Unicode UTF-16 data from character constants
For Character Unicode (CU) constants the value is converted to the Unicode CCSID specified by the CU option, which may be 1200 (UTF-16BE), 1202 (UTF-16LE) or 1208 (UTF-8). Any paired occurrences of ampersands and apostrophes are converted to a single occurrence of such a character prior to conversion. If necessary the value is padded with EBCDIC spaces on the right (X'40'). The assembler then maps each EBCDIC character into its Unicode equivalent and converts the result to the format specified by the CU option. For UTF-16, each character is translated to two bytes and for UTF-8 each character translates to up to three bytes: ASCII characters require one byte, accented letters typically require two bytes and the Euro symbol requires three bytes.

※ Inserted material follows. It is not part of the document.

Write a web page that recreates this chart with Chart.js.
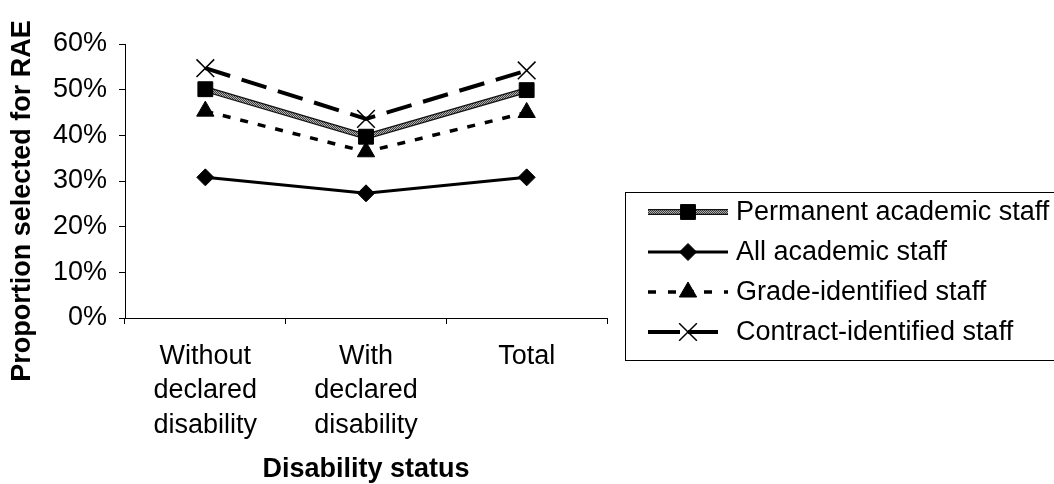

For Unicode conversion, it is recommended to use the option CODEPAGE(LOCAL) to indicate that no CODEPAGE table is to be loaded and that the source CCSID is specified by the EBCDIC option. In this case a standard internal conversion table is used which correctly converts all characters from the source EBCDIC CCSID. Otherwise, the conversion mapping is defined by the selected CODEPAGE table, identified by its source CCSID. If that matches the CCSID specified by the EBCDIC option (or its Euro equivalent) the conversion is applied directly to the source code, otherwise the source is first converted to the CCSID specified by the initial CE option, if different. If the CODEPAGE CCSID matches neither the EBCDIC option nor the CE option, a warning is issued for the first use of a type CU self-defining term or constant.
UA DC CU'UTF-16' object code X' 005500540046002D00310036'
UB DC CUL4'L' object code X' 004C0020'
UC DC CUL2'XYZ' object code X' 0058'